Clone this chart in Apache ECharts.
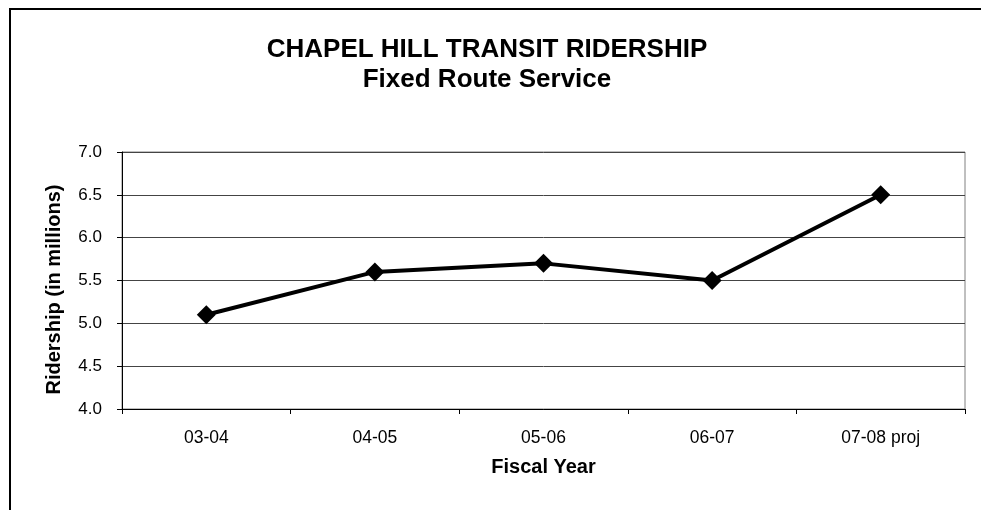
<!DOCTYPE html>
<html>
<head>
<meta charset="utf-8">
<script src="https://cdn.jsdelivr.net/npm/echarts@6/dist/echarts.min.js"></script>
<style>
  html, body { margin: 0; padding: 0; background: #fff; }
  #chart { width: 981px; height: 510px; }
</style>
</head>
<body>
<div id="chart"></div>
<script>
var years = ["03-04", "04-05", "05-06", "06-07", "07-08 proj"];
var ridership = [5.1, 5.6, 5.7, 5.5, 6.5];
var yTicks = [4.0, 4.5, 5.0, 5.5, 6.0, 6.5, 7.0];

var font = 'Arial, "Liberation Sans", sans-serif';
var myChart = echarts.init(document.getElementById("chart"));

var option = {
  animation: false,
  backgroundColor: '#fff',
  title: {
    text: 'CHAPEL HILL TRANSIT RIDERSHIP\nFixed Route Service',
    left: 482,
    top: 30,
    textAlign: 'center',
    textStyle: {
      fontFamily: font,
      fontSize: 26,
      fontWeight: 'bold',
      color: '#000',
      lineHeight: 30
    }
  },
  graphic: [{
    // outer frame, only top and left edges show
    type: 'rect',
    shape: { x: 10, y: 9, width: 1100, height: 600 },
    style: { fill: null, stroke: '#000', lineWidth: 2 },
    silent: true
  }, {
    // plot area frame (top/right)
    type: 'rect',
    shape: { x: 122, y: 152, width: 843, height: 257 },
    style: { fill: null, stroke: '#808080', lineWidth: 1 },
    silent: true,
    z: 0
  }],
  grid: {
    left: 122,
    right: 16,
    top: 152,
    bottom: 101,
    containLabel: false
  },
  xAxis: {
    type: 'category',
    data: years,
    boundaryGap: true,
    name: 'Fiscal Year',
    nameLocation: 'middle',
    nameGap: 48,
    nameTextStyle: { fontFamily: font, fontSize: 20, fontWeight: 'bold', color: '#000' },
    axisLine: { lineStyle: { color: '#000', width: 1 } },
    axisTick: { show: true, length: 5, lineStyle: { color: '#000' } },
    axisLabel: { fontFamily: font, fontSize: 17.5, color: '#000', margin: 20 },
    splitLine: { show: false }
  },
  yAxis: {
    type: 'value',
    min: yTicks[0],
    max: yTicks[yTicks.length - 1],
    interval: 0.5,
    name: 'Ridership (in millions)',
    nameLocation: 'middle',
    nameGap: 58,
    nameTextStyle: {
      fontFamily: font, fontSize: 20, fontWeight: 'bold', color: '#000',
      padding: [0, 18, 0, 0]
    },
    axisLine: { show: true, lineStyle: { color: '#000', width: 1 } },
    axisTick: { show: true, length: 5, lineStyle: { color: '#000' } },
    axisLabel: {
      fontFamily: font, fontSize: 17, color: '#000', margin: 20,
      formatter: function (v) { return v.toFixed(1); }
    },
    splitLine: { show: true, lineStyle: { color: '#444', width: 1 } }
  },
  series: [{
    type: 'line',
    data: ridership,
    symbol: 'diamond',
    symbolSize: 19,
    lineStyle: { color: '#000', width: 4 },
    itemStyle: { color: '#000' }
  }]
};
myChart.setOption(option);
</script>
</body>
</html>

★ ★ ★ ★ ★ ★ ★

Aim:
Every line of the data should be copied as it stands, without the images.

Expected answer:
Clone this chart in Apache ECharts.
<!DOCTYPE html>
<html>
<head>
<meta charset="utf-8">
<script src="https://cdn.jsdelivr.net/npm/echarts@6/dist/echarts.min.js"></script>
<style>
  html, body { margin: 0; padding: 0; background: #fff; }
  #chart { width: 981px; height: 510px; }
</style>
</head>
<body>
<div id="chart"></div>
<script>
var years = ["03-04", "04-05", "05-06", "06-07", "07-08 proj"];
var ridership = [5.1, 5.6, 5.7, 5.5, 6.5];
var yTicks = [4.0, 4.5, 5.0, 5.5, 6.0, 6.5, 7.0];

var font = 'Arial, "Liberation Sans", sans-serif';
var myChart = echarts.init(document.getElementById("chart"));

var option = {
  animation: false,
  backgroundColor: '#fff',
  title: {
    text: 'CHAPEL HILL TRANSIT RIDERSHIP\nFixed Route Service',
    left: 482,
    top: 30,
    textAlign: 'center',
    textStyle: {
      fontFamily: font,
      fontSize: 26,
      fontWeight: 'bold',
      color: '#000',
      lineHeight: 30
    }
  },
  graphic: [{
    // outer frame, only top and left edges show
    type: 'rect',
    shape: { x: 10, y: 9, width: 1100, height: 600 },
    style: { fill: null, stroke: '#000', lineWidth: 2 },
    silent: true
  }, {
    // plot area frame (top/right)
    type: 'rect',
    shape: { x: 122, y: 152, width: 843, height: 257 },
    style: { fill: null, stroke: '#808080', lineWidth: 1 },
    silent: true,
    z: 0
  }],
  grid: {
    left: 122,
    right: 16,
    top: 152,
    bottom: 101,
    containLabel: false
  },
  xAxis: {
    type: 'category',
    data: years,
    boundaryGap: true,
    name: 'Fiscal Year',
    nameLocation: 'middle',
    nameGap: 48,
    nameTextStyle: { fontFamily: font, fontSize: 20, fontWeight: 'bold', color: '#000' },
    axisLine: { lineStyle: { color: '#000', width: 1 } },
    axisTick: { show: true, length: 5, lineStyle: { color: '#000' } },
    axisLabel: { fontFamily: font, fontSize: 17.5, color: '#000', margin: 20 },
    splitLine: { show: false }
  },
  yAxis: {
    type: 'value',
    min: yTicks[0],
    max: yTicks[yTicks.length - 1],
    interval: 0.5,
    name: 'Ridership (in millions)',
    nameLocation: 'middle',
    nameGap: 58,
    nameTextStyle: {
      fontFamily: font, fontSize: 20, fontWeight: 'bold', color: '#000',
      padding: [0, 18, 0, 0]
    },
    axisLine: { show: true, lineStyle: { color: '#000', width: 1 } },
    axisTick: { show: true, length: 5, lineStyle: { color: '#000' } },
    axisLabel: {
      fontFamily: font, fontSize: 17, color: '#000', margin: 20,
      formatter: function (v) { return v.toFixed(1); }
    },
    splitLine: { show: true, lineStyle: { color: '#444', width: 1 } }
  },
  series: [{
    type: 'line',
    data: ridership,
    symbol: 'diamond',
    symbolSize: 19,
    lineStyle: { color: '#000', width: 4 },
    itemStyle: { color: '#000' }
  }]
};
myChart.setOption(option);
</script>
</body>
</html>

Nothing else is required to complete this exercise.